Breton's most detailed works either went straight into museums or were collected by the likes of Henry Clay Frick, Catharine Lorillard Wolfe, the Morgan family, Henry Huntington and the Field family. These were collectors of such great wealth that they tended to either donate their collections to their favorite local museum or founded their own museum such as the Huntington. Meanwhile, the exponential increase in printmaking in the 19th century flooded the market with inexpensive prints of Breton's works. In 2019, dozens of these 19th century prints are available on websites like EBay beginning at under $10.

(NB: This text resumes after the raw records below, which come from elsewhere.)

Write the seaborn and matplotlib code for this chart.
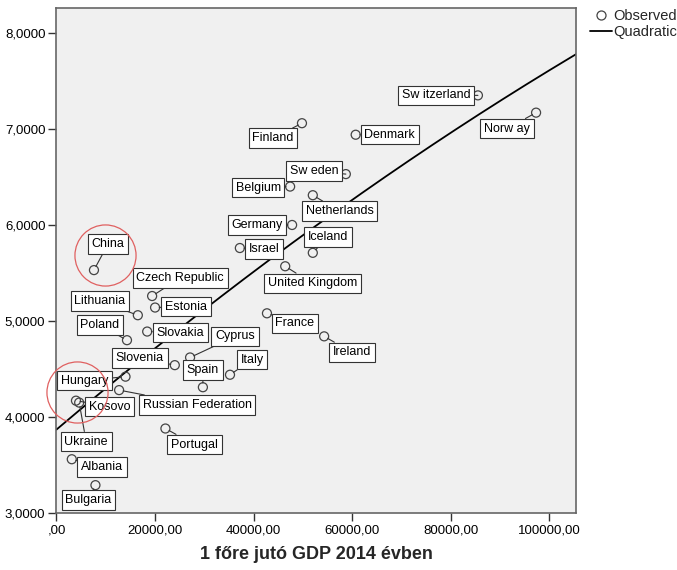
import numpy as np
import pandas as pd
import matplotlib
matplotlib.use('Agg')
import matplotlib.pyplot as plt
import matplotlib.transforms as mtransforms
from matplotlib.lines import Line2D
import seaborn as sns

# Data (GDP per capita 2014, score)
countries = ['Sw itzerland', 'Norw ay', 'Finland', 'Denmark', 'Sw eden', 'Belgium',
             'Netherlands', 'Germany', 'Iceland', 'Israel', 'United Kingdom', 'China',
             'Czech Republic', 'Lithuania', 'Estonia', 'France', 'Poland', 'Slovakia',
             'Ireland', 'Cyprus', 'Slovenia', 'Italy', 'Spain', 'Hungary', 'Kosovo',
             'Russian Federation', 'Ukraine', 'Portugal', 'Albania', 'Bulgaria']
gdp = [85500, 97300, 49800, 60700, 58700, 47400,
       52000, 47800, 52000, 37200, 46400, 7600,
       19400, 16500, 20000, 42700, 14300, 18400,
       54300, 27100, 24000, 35200, 29700, 14000, 3950,
       12700, 4600, 22100, 3100, 7900]
score = [7.35, 7.17, 7.06, 6.94, 6.53, 6.40,
         6.31, 6.00, 5.71, 5.76, 5.57, 5.53,
         5.26, 5.06, 5.14, 5.08, 4.80, 4.89,
         4.84, 4.62, 4.54, 4.44, 4.31, 4.42, 4.17,
         4.28, 4.15, 3.88, 3.56, 3.29]

# label offsets from each point, in pixels (x right, y up)
label_offsets = [(-42, 0), (-29, -16), (-29, -15), (34, 0), (-32, 3), (-32, -1),
                 (27, -16), (-35, 0), (15, 16), (24, -1), (27, -17), (14, 26),
                 (28, 18), (-38, 14), (31, 1), (28, -10), (-27, 15), (33, -1),
                 (28, -16), (45, 21), (-35, 7), (22, 15), (0, 17), (-41, -4), (34, -6),
                 (78, -15), (7, -39), (29, -16), (30, -8), (-7, -15)]

# red highlight circles: (country, offset x px, offset y px)
highlights = [('China', 11, 15), ('Hungary', -49, -15)]

df = pd.DataFrame({'country': countries, 'gdp': gdp, 'score': score})

sns.set_style('white')
plt.rcParams['font.family'] = ['Liberation Sans', 'DejaVu Sans']

fig = plt.figure(figsize=(6.77, 5.70), dpi=100)
ax = fig.add_axes([56.5 / 677, 1 - 513 / 570, (576 - 56.5) / 677, (513 - 8) / 570])
ax.set_facecolor('#f0f0f0')
xmax = 105400
ax.set_xlim(0, xmax)
ax.set_ylim(3.0, 8.26)

# quadratic fit
coef = np.polyfit(df['gdp'], df['score'], 2)
xs = np.linspace(0, xmax, 200)
fit = pd.DataFrame({'gdp': xs, 'fit': np.polyval(coef, xs)})
sns.lineplot(data=fit, x='gdp', y='fit', color='black', linewidth=1.3, ax=ax)

sns.scatterplot(data=df, x='gdp', y='score', marker='o', s=42, facecolor='none',
                edgecolor='#444444', linewidth=0.9, ax=ax, zorder=3)

for name, x, y, (dx, dy) in zip(countries, gdp, score, label_offsets):
    ax.annotate(name, (x, y), xytext=(dx, dy), textcoords='offset pixels',
                ha='center', va='center', fontsize=9, color='black', zorder=4,
                bbox=dict(boxstyle='square,pad=0.3', fc='white', ec='#333333', lw=0.8),
                arrowprops=dict(arrowstyle='-', color='#333333', lw=0.8,
                                shrinkA=0, shrinkB=3))

for name, dx, dy in highlights:
    row = df[df['country'] == name].iloc[0]
    tr = mtransforms.offset_copy(ax.transData, fig=fig, x=dx, y=dy, units='dots')
    ax.plot(row['gdp'], row['score'], marker='o', ms=44, mfc='none', mec='#e06060',
            mew=0.9, transform=tr, clip_on=False, zorder=5)

ax.set_xticks([0, 20000, 40000, 60000, 80000, 100000])
ax.set_yticks([3, 4, 5, 6, 7, 8])
ax.xaxis.set_major_formatter(plt.FuncFormatter(
    lambda v, p: ',00' if v == 0 else f'{v:.2f}'.replace('.', ',')))
ax.yaxis.set_major_formatter(plt.FuncFormatter(lambda v, p: f'{v:.4f}'.replace('.', ',')))
ax.tick_params(direction='out', length=6, width=1, color='#333333', labelsize=9.5,
               labelcolor='black', bottom=True, left=True, pad=2)
for s in ax.spines.values():
    s.set_color('#666666')
    s.set_linewidth(1.2)

ax.set_xlabel('1 főre jutó GDP 2014 évben', fontsize=13, fontweight='bold', labelpad=7)
ax.set_ylabel('')

handles = [Line2D([], [], marker='o', ls='none', mfc='none', mec='#444444', ms=6.5, mew=0.9),
           Line2D([], [], color='black', lw=1.3)]
fig.legend(handles, ['Observed', 'Quadratic'], loc='upper left',
           bbox_to_anchor=(590 / 677, 1 - 9 / 570), frameon=False, fontsize=10.5,
           handlelength=1.5, handletextpad=0.1, labelspacing=0.15, borderpad=0,
           borderaxespad=0)

fig.savefig('out.png', dpi=100)
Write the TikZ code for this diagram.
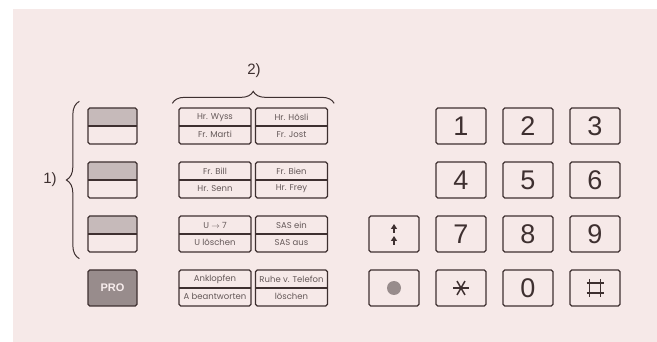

Breton's change in fame can be contrasted with his contemporary the artist Vincent van Gogh. During their lifetimes, Breton was a celebrated and highly paid successful artist. He spent months creating some of his works. Whereas, in 1880 Vincent van Gogh was so poor he walked on foot 85 kilometers to Courrières to pay a visit to Breton, whom he greatly admired, but turned back, put off by Breton's high wall. No great collectors flocked to purchase van Gogh's works during his lifetime, he received no commissions to paint from New York City, no prints were made while he lived, and he died in poverty. However, at a 2015 auction van Gogh's work Paysage Sous un ciel Mouvement, painted at a time he generated one work per day, commanded $54 million. Ironically, in a letter to his brother Theo, van Gogh mentions he viewed Breton's painting The Song of the Lark and considered it to be "fine".

==Prints and reproductions==
In 1898 Knoedler published a catalog of their prints and listed eight prints after Jules Breton including The Evening etched by Charles Waltner, four prints etched by Lionel Aristide Lecouteux, The Song of the Lark by Charles Louis Kratke, and Last Ray by Paul-Adolphe Rajon. Other publishers of his prints included Arthur Tooth & Sons of London, Detroit Publishing Co, and Morris & Bendien of New York. Other etchers include Charles Koepping and W. S. Lathrop and Leopold Joseph Flameng. Most prints tended to be rather small and unsigned. A few have survived that were signed by both Jules Breton and the etcher. Works by Breton are still popular and are being reproduced in giclée framed and unframed as well as everything from shopping bags to pillows and bed covers as well as tee-shirts and coffee mugs.

==Homages==
In 1912, rue Jules Breton in the 13th arrondissement of Paris was given his name.

Willa Cather's 1915 novel The Song of the Lark takes its name from Breton's 1884 painting.

In February 2014, actor Bill Murray disclosed at a press event for the film The Monuments Men, that a chance encounter with Breton's The Song of the Lark at the Art Institute of Chicago helped him at a low point in his early career.

==Art market==
The most expensive painting by the artist in the art market was The Communicants (Les communiantes) (1884), which sold by $1,270,000 at Sotheby's New York, on 18 May 2016.